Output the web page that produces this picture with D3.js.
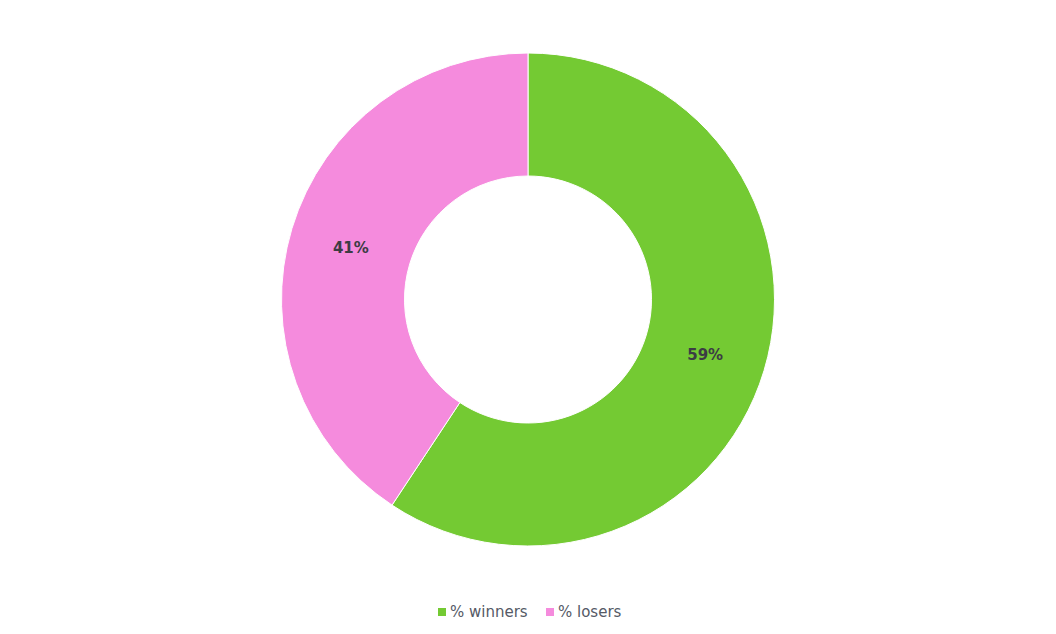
<!DOCTYPE html>
<html>
<head>
<meta charset="utf-8">
<script src="https://cdn.jsdelivr.net/npm/d3@7"></script>
<style>
  body { margin: 0; background: #fff; }
  text { font-family: "DejaVu Sans", sans-serif; }
</style>
</head>
<body>
<div id="chart"></div>
<script>
// Chart data
var categories = ["% winners", "% losers"];
var values = [59.3, 40.7];
var colors = ["#74ca33", "#f58bdd"];

// SVG size
var svgWidth = 1056;
var svgHeight = 634;

var cx = 528;
var cy = 299.5;
var outerRadius = 246.5;
var innerRadius = 123.5;

var svg = d3.select("#chart")
  .append("svg")
  .attr("width", svgWidth)
  .attr("height", svgHeight);

var pieGroup = svg.append("g")
  .attr("transform", `translate(${cx}, ${cy})`);

var pie = d3.pie().sort(null).value(d => d);
var arc = d3.arc().innerRadius(innerRadius).outerRadius(outerRadius);
var labelArc = d3.arc()
  .innerRadius((innerRadius + outerRadius) / 2)
  .outerRadius((innerRadius + outerRadius) / 2);

var arcs = pie(values);

// slices
pieGroup.selectAll("path")
  .data(arcs)
  .enter()
  .append("path")
  .attr("d", arc)
  .attr("fill", (d, i) => colors[i])
  .attr("stroke", "#fff")
  .attr("stroke-width", 1);

// slice labels
pieGroup.selectAll("text.label")
  .data(arcs)
  .enter()
  .append("text")
  .attr("class", "label")
  .attr("transform", d => `translate(${labelArc.centroid(d)})`)
  .attr("text-anchor", "middle")
  .attr("dy", "0.45em")
  .attr("font-size", 15)
  .attr("font-weight", "bold")
  .attr("fill", "#3c3c44")
  .text(d => Math.round(d.data) + "%");

// legend
var legend = svg.append("g")
  .attr("transform", "translate(438, 612)");

var legendX = [0, 108];

var items = legend.selectAll("g")
  .data(categories)
  .enter()
  .append("g")
  .attr("transform", (d, i) => `translate(${legendX[i]}, 0)`);

items.append("rect")
  .attr("x", 0)
  .attr("y", -4)
  .attr("width", 8)
  .attr("height", 8)
  .attr("fill", (d, i) => colors[i]);

items.append("text")
  .attr("x", 12)
  .attr("dy", "0.35em")
  .attr("font-size", 15)
  .attr("fill", "#555a66")
  .text(d => d);
</script>
</body>
</html>
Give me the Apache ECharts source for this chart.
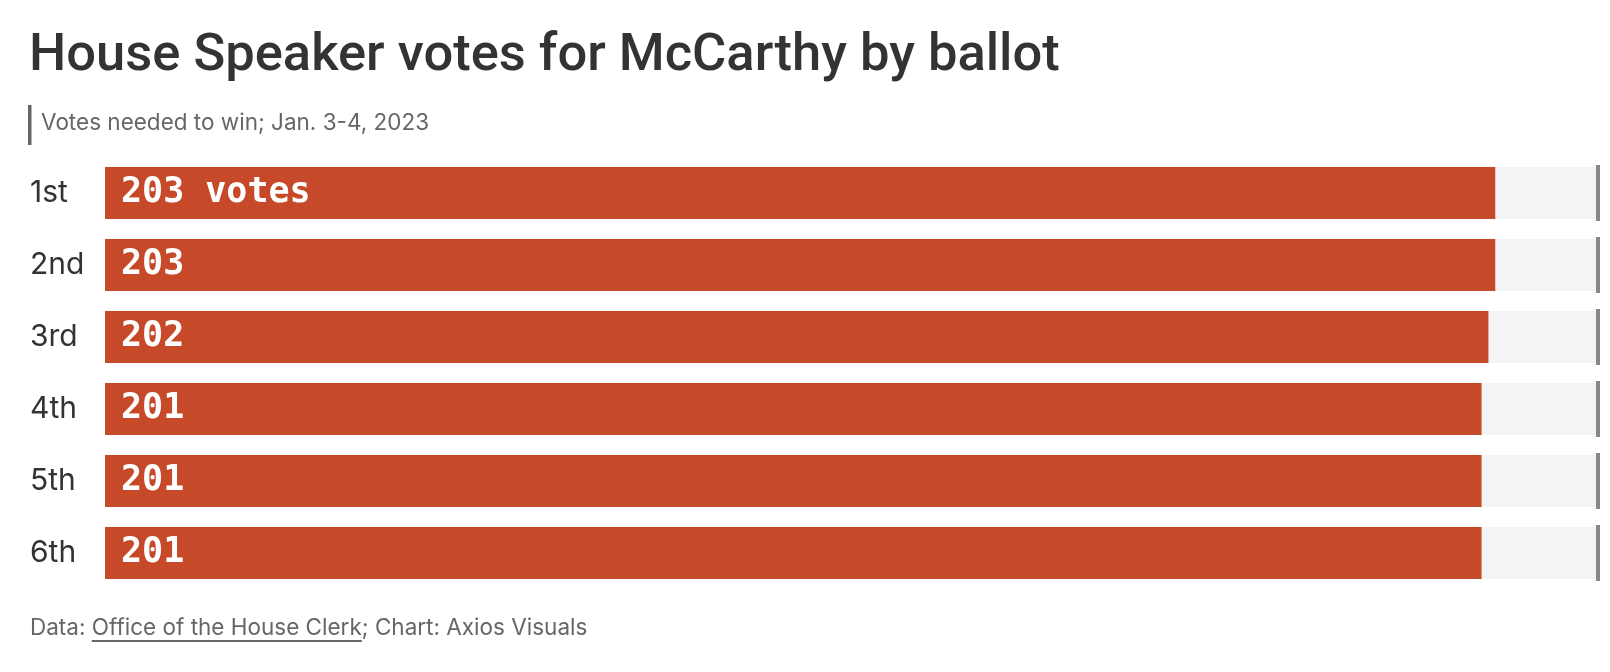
<!DOCTYPE html>
<html>
<head>
<meta charset="utf-8">
<script src="https://cdn.jsdelivr.net/npm/echarts@6/dist/echarts.min.js"></script>
<style>
  html, body { margin: 0; padding: 0; background: #fff; }
  #chart { width: 1610px; height: 672px; }
</style>
</head>
<body>
<div id="chart"></div>
<script>
// ballots and McCarthy's vote count on each
const ballots = ["1st", "2nd", "3rd", "4th", "5th", "6th"];
const votes = [203, 203, 202, 201, 201, 201];
// votes needed to win on each ballot
const needed = [218, 218, 218, 218, 218, 218];

const titleText = "House Speaker votes for McCarthy by ballot";
const subText = "Votes needed to win; Jan. 3-4, 2023";

const chart = echarts.init(document.getElementById("chart"));

const sans = "Inter, 'Noto Sans', sans-serif";
const footFont = "22.5px " + sans;
const measure = (txt, font) => new echarts.graphic.Text({ style: { text: txt, font: font } }).getBoundingRect().width;

// footer pieces, laid out left to right
const footParts = ["Data: ", "Office of the House Clerk", "; Chart: Axios Visuals"];
let fx = 30;
const footEls = [];
footParts.forEach((p, i) => {
    const w = measure(p, footFont);
    footEls.push({
        type: "text", left: fx, top: 617,
        style: { text: p, font: footFont, fill: "#666" }
    });
    if (i === 1) {
        footEls.push({
            type: "rect", left: fx, top: 640,
            shape: { width: w, height: 2 },
            style: { fill: "#666" }
        });
    }
    fx += w;
});

const option = {
    animation: false,
    grid: { left: 105, right: 12, top: 157, bottom: 83 },
    xAxis: { type: "value", min: 0, max: 218, show: false },
    yAxis: {
        type: "category",
        data: ballots,
        inverse: true,
        axisLine: { show: false },
        axisTick: { show: false },
        axisLabel: {
            align: "left",
            margin: 75,
            color: "#333",
            fontFamily: sans,
            fontSize: 30
        }
    },
    graphic: [
        {
            type: "text", left: 29, top: 30,
            style: { text: titleText, font: "500 52.5px Roboto, " + sans, fill: "#333" }
        },
        {
            type: "rect", left: 28, top: 105,
            shape: { width: 3.5, height: 40 },
            style: { fill: "#666" }
        },
        {
            type: "text", left: 41, top: 112,
            style: { text: subText, font: "22.5px " + sans, fill: "#666" }
        }
    ].concat(footEls),
    series: [
        {
            type: "bar",
            data: votes,
            barWidth: 52,
            itemStyle: { color: "#c64a29" },
            showBackground: true,
            backgroundStyle: { color: "#f4f4f4" },
            label: {
                show: true,
                position: "insideLeft",
                distance: 16,
                color: "#fff",
                fontFamily: "'DejaVu Sans Mono', monospace",
                fontWeight: "bold",
                fontSize: 35,
                formatter: p => p.dataIndex === 0 ? p.value + " votes" : String(p.value)
            },
            z: 2
        },
        {
            type: "scatter",
            data: needed,
            symbol: "rect",
            symbolSize: [4, 56],
            itemStyle: { color: "#888", opacity: 1 },
            clip: false,
            silent: true,
            z: 3
        }
    ]
};

chart.setOption(option);
</script>
</body>
</html>
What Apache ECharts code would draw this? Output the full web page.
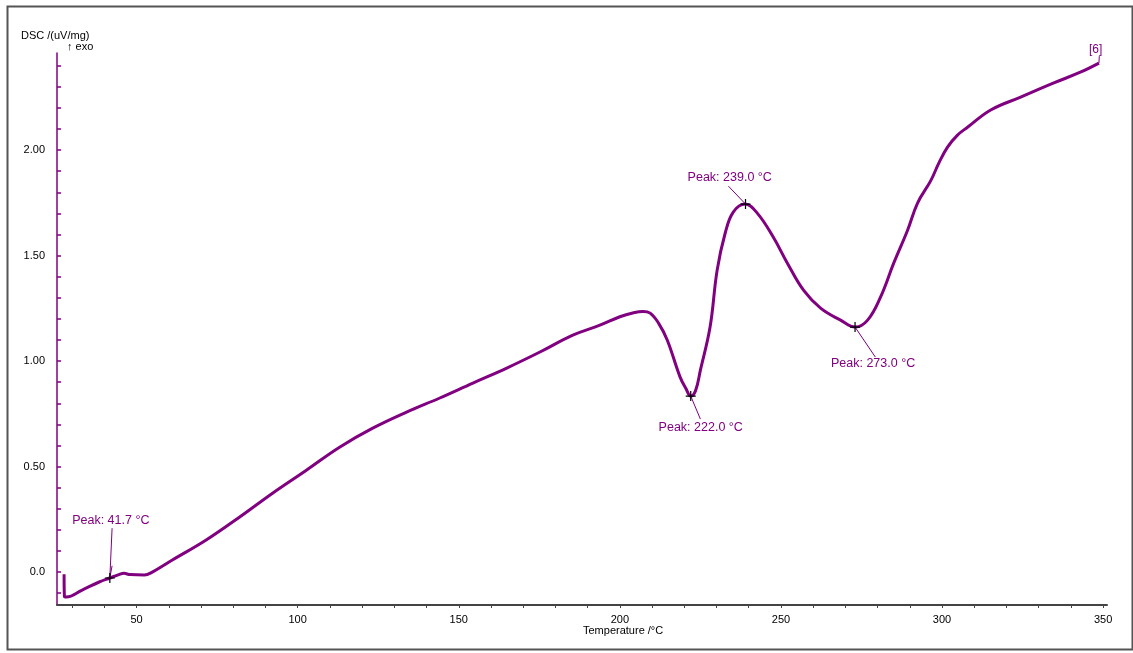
<!DOCTYPE html>
<html>
<head>
<meta charset="utf-8">
<script src="https://cdn.jsdelivr.net/npm/echarts@6/dist/echarts.min.js"></script>
<style>
html,body{margin:0;padding:0;background:#fff;}
#c{width:1133px;height:653px;}
</style>
</head>
<body>
<div id="c"></div>
<script>
// Temperature (°C)
const temps = [27.5, 27.6, 28.2, 33.1, 38.4, 41.7, 44.5, 46.1, 48.0, 52.4, 54.9, 61.1, 71.6, 81.9, 92.2, 102.7, 113.0, 123.3, 133.8, 144.1, 154.4, 164.9, 175.2, 185.4, 193.8, 200.0, 204.0, 207.2, 209.4, 212.0, 214.7, 218.7, 220.5, 222.0, 223.5, 225.0, 228.0, 230.2, 232.7, 235.2, 238.9, 242.7, 247.6, 252.0, 257.0, 262.3, 268.5, 273.1, 276.9, 280.9, 285.0, 289.3, 292.4, 296.5, 299.0, 301.7, 304.8, 308.0, 315.1, 324.4, 334.7, 343.1, 348.7];
// DSC signal (uV/mg)
const dsc = [-0.010, -0.115, -0.118, -0.085, -0.047, -0.028, -0.012, -0.006, -0.012, -0.014, 0.000, 0.057, 0.152, 0.260, 0.374, 0.483, 0.592, 0.682, 0.758, 0.825, 0.896, 0.967, 1.043, 1.123, 1.170, 1.210, 1.228, 1.235, 1.227, 1.180, 1.100, 0.924, 0.870, 0.834, 0.860, 0.957, 1.161, 1.431, 1.607, 1.706, 1.744, 1.700, 1.588, 1.464, 1.336, 1.251, 1.194, 1.161, 1.194, 1.303, 1.464, 1.620, 1.749, 1.855, 1.938, 2.014, 2.071, 2.109, 2.190, 2.251, 2.318, 2.370, 2.412];
// Peaks
const peakTemps = [41.7, 222.0, 239.0, 273.0];
const peakVals = [-0.028, 0.834, 1.744, 1.161];
// Tick labels
const xTickLabels = [50, 100, 150, 200, 250, 300, 350];
const yTickLabels = [0, 0.5, 1.0, 1.5, 2.0];
const xMinorTicks = [30, 40, 50, 60, 70, 80, 90, 100, 110, 120, 130, 140, 150, 160, 170, 180, 190, 200, 210, 220, 230, 240, 250, 260, 270, 280, 290, 300, 310, 320, 330, 340, 350];
const yMinorTicks = [-0.1, 0, 0.1, 0.2, 0.3, 0.4, 0.5, 0.6, 0.7, 0.8, 0.9, 1.0, 1.1, 1.2, 1.3, 1.4, 1.5, 1.6, 1.7, 1.8, 1.9, 2.0, 2.1, 2.2, 2.3, 2.4];
const curveName = '[6]';

// Annotation anchors (data coordinates)
const peakLabelAt = [[42.0, 0.242], [225.1, 0.687], [234.1, 1.872], [278.6, 0.990]];
const peakLeaderEnd = [[42.4, 0.208], [225.0, 0.725], [233.7, 1.829], [279.3, 1.019]];

const PURPLE = '#800080';
const FONT = 'Liberation Sans, Arial, sans-serif';

const data = temps.map((t, i) => [t, dsc[i]]);
const last = data[data.length - 1];

const markData = [];
peakTemps.forEach((t, i) => {
  markData.push({
    coord: [t, peakVals[i]],
    symbol: 'path://M5 0 L5 10 M0 5 L10 5',
    symbolSize: 10,
    itemStyle: {color: 'none', borderColor: '#000', borderWidth: 1.2},
    label: {show: false}
  });
  markData.push({
    coord: peakLabelAt[i],
    symbol: 'circle',
    symbolSize: 0,
    label: {show: true, position: 'inside', formatter: 'Peak: ' + t.toFixed(1) + ' °C',
      color: PURPLE, fontSize: 12.5, fontFamily: FONT}
  });
});

const lineData = peakTemps.map((t, i) => [{coord: [t, peakVals[i]]}, {coord: peakLeaderEnd[i]}]);
lineData.push([{coord: [peakTemps[0], peakVals[0]]}, {coord: [peakLeaderEnd[0][0], 0.03]}]);
lineData.push([{coord: last}, {coord: [last[0] + 0.1, 2.445]}]);

const chart = echarts.init(document.getElementById('c'), null, {renderer: 'canvas'});
chart.setOption({
  animation: false,
  backgroundColor: '#fff',
  grid: {left: 57, right: 26, top: 53, bottom: 48, containLabel: false},
  graphic: [
    {type: 'rect', left: 5, top: 4, shape: {width: 1125, height: 643}, style: {fill: 'none', stroke: '#555', lineWidth: 2}, silent: true},
    {type: 'text', left: 21, top: 30, style: {text: 'DSC /(uV/mg)', fill: '#000', font: '11px ' + FONT}},
    {type: 'text', left: 67, top: 41, style: {text: '↑ exo', fill: '#000', font: '11px ' + FONT}},
    {type: 'text', left: 583, top: 625, style: {text: 'Temperature /°C', fill: '#000', font: '11px ' + FONT}},
    {type: 'text', left: 1089, top: 44, style: {text: curveName, fill: PURPLE, font: '12px ' + FONT}}
  ],
  xAxis: {
    type: 'value',
    min: 25.3,
    max: 351.2,
    axisLine: {show: true, onZero: false, lineStyle: {color: '#444', width: 2}},
    axisTick: {show: true, inside: false, length: 3, customValues: xMinorTicks, lineStyle: {color: '#444', width: 1}},
    axisLabel: {show: true, customValues: xTickLabels, color: '#000', fontSize: 11, fontFamily: FONT, margin: 9},
    splitLine: {show: false}
  },
  yAxis: {
    type: 'value',
    min: -0.156,
    max: 2.46,
    axisLine: {show: true, onZero: false, lineStyle: {color: PURPLE, width: 1.5}},
    axisTick: {show: true, inside: true, length: 4, customValues: yMinorTicks, lineStyle: {color: PURPLE, width: 1.5}},
    axisLabel: {show: true, customValues: yTickLabels, color: '#000', fontSize: 11, fontFamily: FONT, margin: 12,
      formatter: v => (Math.abs(v) < 1e-9 ? '0.0' : v.toFixed(2))},
    splitLine: {show: false}
  },
  series: [{
    type: 'line',
    data: data,
    showSymbol: false,
    smooth: 0.4,
    clip: false,
    lineStyle: {color: PURPLE, width: 3},
    markPoint: {silent: true, data: markData},
    markLine: {silent: true, symbol: ['none', 'none'], label: {show: false},
      lineStyle: {color: PURPLE, width: 1, type: 'solid'}, data: lineData}
  }]
});
</script>
</body>
</html>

**Stated exercise**
From the records above, pick out and copy each line holding the word "this".

**Exercise output**
Output the web page that produces this picture with D3.js.
Give me the Apache ECharts source for this chart.
What Apache ECharts code would draw this? Output the full web page.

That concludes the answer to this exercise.